A notícia do milagre se espalhou e chegou às autoridades coloniais, que tentaram levar a imagem para o Palácio do Governo. Mais uma vez, a Virgem retornou à origem, reforçando a crença popular de proteção sobre o povo paraense.
O local da antiga ermida abriga hoje a imponente Basílica Santuário de Nossa Senhora de Nazaré, centro da maior manifestação religiosa do Norte do país.
O nascimento do Círio
Em 1773, o bispo João Evangelista Pereira da Silva declarou Belém sob a proteção da Virgem. No ano seguinte, a imagem foi enviada a Portugal para restauração e voltou em outubro, conduzida em procissão por fiéis e autoridades. O percurso, do porto até a capela, deu origem ao primeiro Círio de Nazaré, tradição que, desde então, se repete todos os segundos domingos de outubro.
Milagres atribuídos à santa reforçaram ainda mais a devoção. Um dos mais famosos envolve o brigue português São João Batista, que naufragou em 1846 após partir de Belém rumo a Lisboa. Todos os passageiros foram salvos por um bote, o mesmo que, segundo a crença, havia levado a imagem ao navio durante a restauração em 1774.
Desde 1885, esse bote passou a acompanhar simbolicamente a procissão, lembrando o episódio que uniu fé e sobrevivência.

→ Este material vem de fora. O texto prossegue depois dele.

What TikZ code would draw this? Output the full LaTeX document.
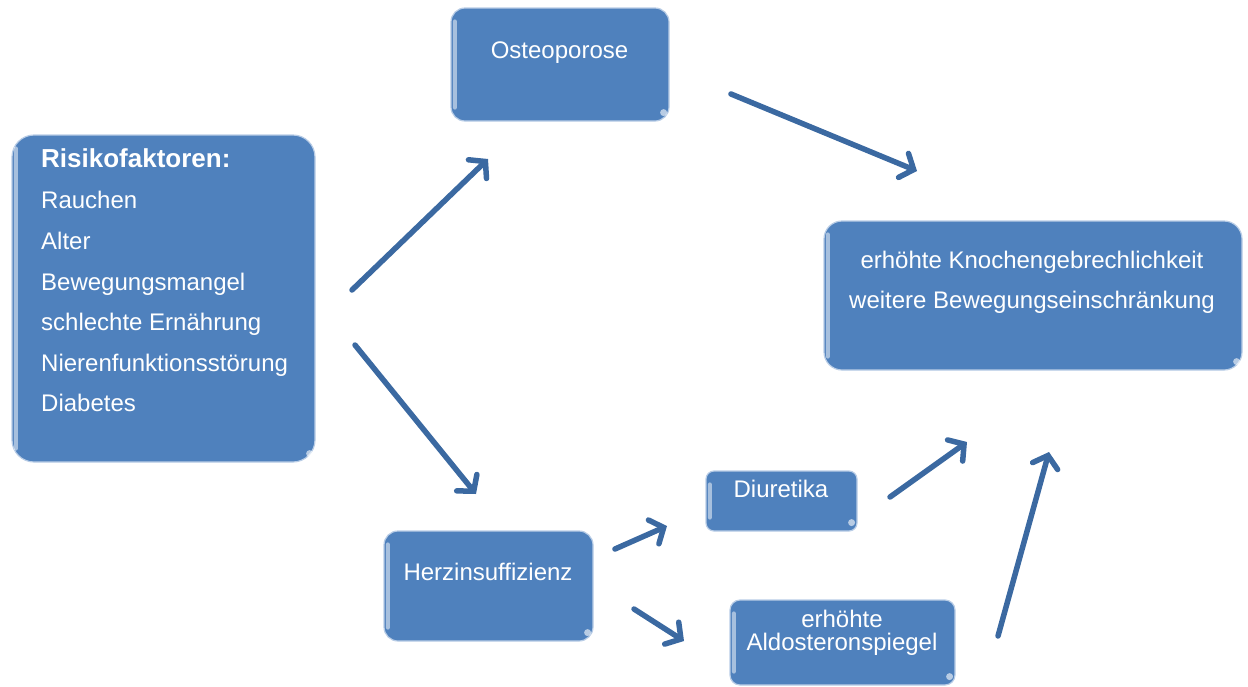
\documentclass[tikz,border=0pt]{standalone}
\usepackage{fontspec}
\setmainfont{Liberation Sans}
\usetikzlibrary{arrows.meta}
\definecolor{boxblue}{HTML}{4F81BD}
\definecolor{arrowblue}{HTML}{3B69A1}
\definecolor{edgeblue}{HTML}{B9CDE6}
\begin{document}
\begin{tikzpicture}[x=1pt,y=-1pt,
  box/.style={draw=edgeblue, line width=1.2pt, fill=boxblue, rounded corners=14pt, inner sep=0pt},
  txt/.style={text=white, font=\fontsize{24}{28}\selectfont, inner sep=0pt},
  arr/.style={draw=arrowblue, line width=5.5pt, line cap=round,
    -{Straight Barb[length=11pt,width=26pt,line cap=round]}},
  shine/.style={fill=white, opacity=0.5, rounded corners=2pt}
]
\useasboundingbox (0,0) rectangle (1248,686);

% boxes
\node[box, minimum width=303pt, minimum height=327pt, rounded corners=22pt] (risk) at (163.5,298.5) {};
\node[box, minimum width=218pt, minimum height=113pt] (osteo) at (560,64.5) {};
\node[box, minimum width=418pt, minimum height=149pt, rounded corners=18pt] (knochen) at (1033,295.5) {};
\node[box, minimum width=209pt, minimum height=110pt] (herz) at (488.5,586) {};
\node[box, minimum width=151pt, minimum height=60pt, rounded corners=8pt] (diur) at (781.5,501) {};
\node[box, minimum width=225pt, minimum height=85pt, rounded corners=10pt] (aldo) at (842.5,642.5) {};

% bevel highlights
\foreach \n in {risk,osteo,knochen,herz,diur,aldo}{
  \fill[shine] ([xshift=2.5pt,yshift=-12pt]\n.north west) rectangle ([xshift=6.5pt,yshift=12pt]\n.south west);
  \fill[white, opacity=0.6] ([xshift=-6pt,yshift=9pt]\n.south east) circle (3.5pt);
}

% texts
\node[txt, anchor=base west, font=\fontsize{26}{30}\selectfont\bfseries] (r0) at (41,167) {Risikofaktoren:};
\node[txt, anchor=base west] (r1) at (41,208.5) {Rauchen};
\node[txt, anchor=base west] (r2) at (41,249) {Alter};
\node[txt, anchor=base west] (r3) at (41,290) {Bewegungsmangel};
\node[txt, anchor=base west] (r4) at (41,330.5) {schlechte Ernährung};
\node[txt, anchor=base west] (r5) at (41,371) {Nierenfunktionsstörung};
\node[txt, anchor=base west] (r6) at (41,411.5) {Diabetes};

\node[txt, anchor=base] (t1) at (559.5,58.5) {Osteoporose};
\node[txt, anchor=base] (t2) at (1032,268) {erhöhte Knochengebrechlichkeit};
\node[txt, anchor=base] (t3) at (1032,308) {weitere Bewegungseinschränkung};
\node[txt, anchor=base] (t4) at (488,580) {Herzinsuffizienz};
\node[txt, anchor=base] (t5) at (781,497) {Diuretika};
\node[txt, anchor=base] (t6) at (842,627) {erhöhte};
\node[txt, anchor=base] (t7) at (842,650) {Aldosteronspiegel};

% arrow endpoints
\coordinate (a1s) at (352,290);  \coordinate (a1e) at (488,159);
\coordinate (a2s) at (355,345);  \coordinate (a2e) at (476,494);
\coordinate (a3s) at (731,94);   \coordinate (a3e) at (917,171);
\coordinate (a4s) at (615,549);  \coordinate (a4e) at (667,526);
\coordinate (a5s) at (634,609);  \coordinate (a5e) at (684,641);
\coordinate (a6s) at (890,497);  \coordinate (a6e) at (967,442);
\coordinate (a7s) at (998,636);  \coordinate (a7e) at (1049,452);

\draw[arr] (a1s) -- (a1e);
\draw[arr] (a2s) -- (a2e);
\draw[arr] (a3s) -- (a3e);
\draw[arr] (a4s) -- (a4e);
\draw[arr] (a5s) -- (a5e);
\draw[arr] (a6s) -- (a6e);
\draw[arr] (a7s) -- (a7e);
\end{tikzpicture}
\end{document}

De Saquarema a Belém: ecos da mesma fé
Embora o Círio paraense seja o mais famoso, o mais antigo do Brasil nasceu no século XVII, em Saquarema (RJ). Lá, pescadores encontraram a imagem de uma Virgem nos penedos que separam o mar da lagoa. Como na história de Plácido, a imagem também retornava milagrosamente ao local original, inspirando a construção de uma capela.
Séculos depois, em 2009, a imagem peregrina de Belém visitou Saquarema, selando o reconhecimento histórico de que a fé em Nossa Senhora de Nazaré, seja em Portugal, no Pará ou no Rio de Janeiro, partilha da mesma origem e da mesma devoção que atravessou oceanos e gerações.